Locate every line below that contains the word "this" and copy it.

▶ [Raw data]
====================
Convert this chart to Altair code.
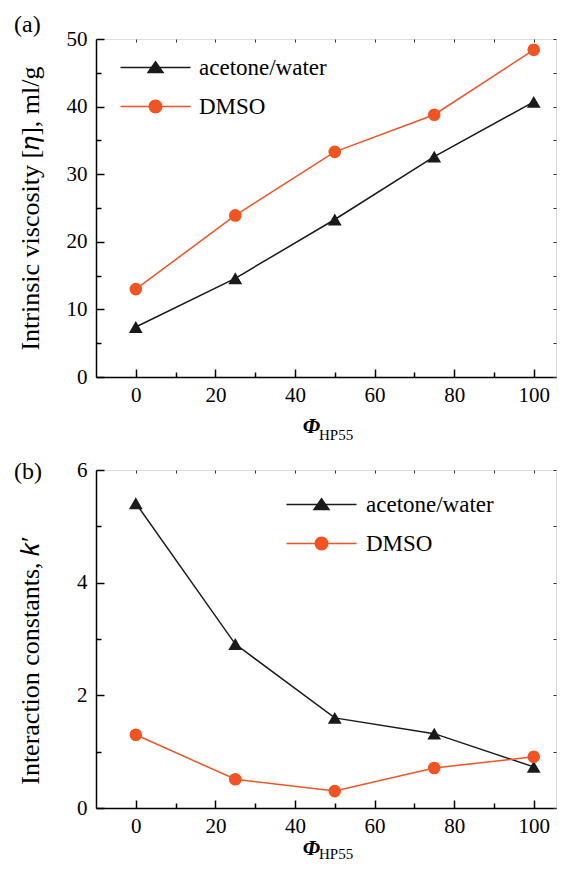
import altair as alt
import pandas as pd

# ---- data ----
phi = [0, 25, 50, 75, 100]
series_names = ["acetone/water", "DMSO"]
visc_acetone = [7.4, 14.6, 23.3, 32.6, 40.7]
visc_dmso = [13.0, 23.9, 33.3, 38.8, 48.4]
k_acetone = [5.41, 2.91, 1.6, 1.32, 0.73]
k_dmso = [1.3, 0.51, 0.3, 0.71, 0.91]

panel_tags = ["(a)", "(b)"]
y_titles = ["Intrinsic viscosity [\U0001D702], ml/g", "Interaction constants, \U0001D458\u2032"]
x_title_main = "Φ"
x_title_sub = "HP55"

x_major = [0, 20, 40, 60, 80, 100]
x_minor = [10, 30, 50, 70, 90]
x_all = [0, 10, 20, 30, 40, 50, 60, 70, 80, 90, 100]
ya_major = [0, 10, 20, 30, 40, 50]
ya_minor = [5, 15, 25, 35, 45]
ya_all = [0, 5, 10, 15, 20, 25, 30, 35, 40, 45, 50]
yb_major = [0, 2, 4, 6]
yb_minor = [1, 3, 5]
yb_all = [0, 1, 2, 3, 4, 5, 6]

colors = ["#1a1a1a", "#f05423"]
SERIF = "Liberation Serif"
W = 460
H = 338

LEG_TRI = "M-4.375,0H4.375M0,-0.72L0.94,0.63L-0.94,0.63Z"
LEG_CIR = "M-4.375,0H4.375M0.78,0A0.78,0.78,0,1,1,-0.78,0A0.78,0.78,0,1,1,0.78,0Z"


def make_panel(v1, v2, ydom, ymaj, ymin, yall, ytitle, ytitle_y, tag, tag_y,
               leg_x, leg_y, leg_off, phi_y, hp_y):
    df = pd.DataFrame({
        "phi": phi + phi,
        "value": v1 + v2,
        "series": [series_names[0]] * len(phi) + [series_names[1]] * len(phi),
    })
    xs = alt.Scale(domain=[-10, 105.6], nice=False, zero=False)
    ys = alt.Scale(domain=ydom, nice=False, zero=False)
    # reversed order so this (legend-less) scale is not merged with the legend scales
    cs = alt.Scale(domain=series_names[::-1], range=colors[::-1])
    base = alt.Chart(df)

    major_x = alt.Axis(values=x_major, title=x_title_main, titleFont=SERIF, titleFontSize=22,
                       titleFontStyle="italic", titleFontWeight="bold", titleColor="black",
                       titleX=215, titleY=phi_y, titleBaseline="middle", titleAlign="center",
                       labelFont=SERIF, labelFontSize=21, labelColor="black", labelPadding=15,
                       labelFlush=False, labelOverlap=False, grid=False,
                       tickSize={"expr": "-8"}, tickColor="black", tickWidth=1.5,
                       domainColor="black", domainWidth=1.5)
    major_y = alt.Axis(values=ymaj, title=ytitle, titleFont=SERIF, titleFontSize=26,
                       titleFontWeight="normal", titleColor="black",
                       titleX=-58, titleY=ytitle_y, titleBaseline="alphabetic", titleAlign="center",
                       labelFont=SERIF, labelFontSize=21, labelColor="black", labelPadding=17,
                       labelFlush=False, labelOverlap=False, grid=False,
                       tickSize={"expr": "-8"}, tickColor="black", tickWidth=1.5,
                       domainColor="black", domainWidth=1.5)
    minor_x = alt.Axis(values=x_minor, title=None, labels=False, domain=False, grid=False,
                       orient="bottom", tickSize={"expr": "-5"}, tickColor="black", tickWidth=1.5)
    minor_y = alt.Axis(values=ymin, title=None, labels=False, domain=False, grid=False,
                       orient="left", tickSize={"expr": "-5"}, tickColor="black", tickWidth=1.5)
    top_x = alt.Axis(values=x_all, title=None, labels=False, domain=False, grid=False,
                     orient="top", tickSize={"expr": "-3"}, tickColor="#333", tickWidth=1)
    right_y = alt.Axis(values=yall, title=None, labels=False, domain=False, grid=False,
                       orient="right", tickSize={"expr": "-3"}, tickColor="#333", tickWidth=1)

    lines = base.mark_line(strokeWidth=1.5).encode(
        x=alt.X("phi:Q", scale=xs, axis=major_x),
        y=alt.Y("value:Q", scale=ys, axis=major_y),
        color=alt.Color("series:N", scale=cs, legend=None),
    )
    tri = base.transform_filter(alt.datum.series == series_names[0]).mark_point(
        shape="triangle-up", filled=True, size=190, opacity=1
    ).encode(
        x=alt.X("phi:Q", scale=xs, axis=minor_x),
        y=alt.Y("value:Q", scale=ys, axis=minor_y),
        color=alt.Color("series:N", scale=cs, legend=None),
    )
    cir = base.transform_filter(alt.datum.series == series_names[1]).mark_point(
        shape="circle", filled=True, size=160, opacity=1
    ).encode(
        x=alt.X("phi:Q", scale=xs, axis=top_x),
        y=alt.Y("value:Q", scale=ys, axis=right_y),
        color=alt.Color("series:N", scale=cs, legend=None),
    )
    leg = alt.Legend(orient="none", legendX=leg_x, legendY=leg_y, title=None,
                     labelFont=SERIF, labelFontSize=23, labelColor="black",
                     labelOffset=leg_off, symbolSize=256, symbolStrokeWidth=1.5,
                     rowPadding=15, padding=0, symbolOpacity=1)
    # invisible carrier of the legend (no position channels, so it sits inside the plot)
    ghost = base.mark_point(filled=True, size=256, opacity=0, strokeWidth=1.5).encode(
        fill=alt.Fill("series:N", scale=alt.Scale(domain=series_names, range=colors), legend=leg),
        stroke=alt.Stroke("series:N", scale=alt.Scale(domain=series_names, range=colors), legend=leg),
        shape=alt.Shape("series:N", scale=alt.Scale(domain=series_names, range=[LEG_TRI, LEG_CIR]),
                        legend=leg),
    )
    tag_txt = alt.Chart(pd.DataFrame({"t": [tag]})).mark_text(
        font=SERIF, fontSize=24, align="left", baseline="middle", color="black"
    ).encode(text="t:N", x=alt.value(-82), y=alt.value(tag_y))
    sub_txt = alt.Chart(pd.DataFrame({"t": [x_title_sub]})).mark_text(
        font=SERIF, fontSize=15, align="left", baseline="middle", color="black"
    ).encode(text="t:N", x=alt.value(223), y=alt.value(H + hp_y))

    return alt.layer(lines, tri, cir, ghost, tag_txt, sub_txt).resolve_axis(
        x="independent", y="independent"
    ).properties(width=W, height=H)


pa = make_panel(visc_acetone, visc_dmso, [0, 50], ya_major, ya_minor, ya_all,
                y_titles[0], H / 2, panel_tags[0], -14, 48, 17, 32, 48, 58)
pb = make_panel(k_acetone, k_dmso, [0, 6], yb_major, yb_minor, yb_all,
                y_titles[1], 190, panel_tags[1], 2, 214, 23, 33, 39, 46)

chart = alt.vconcat(pa, pb, spacing=93, bounds="flush").resolve_scale(
    fill="independent", stroke="independent", shape="independent", color="independent"
).resolve_legend(
    fill="independent", stroke="independent", shape="independent", color="independent"
).configure_view(
    stroke="#222", strokeWidth=1.5
).configure_legend(
    labelFont=SERIF
).configure(background="white", font=SERIF,
            padding={"left": 5, "top": 4, "right": 0, "bottom": 0})

chart.save("out.html", embed_options={"renderer": "svg", "actions": False})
====================
▶ [Output]
Convert this chart to Altair code.
    # reversed order so this (legend-less) scale is not merged with the legend scales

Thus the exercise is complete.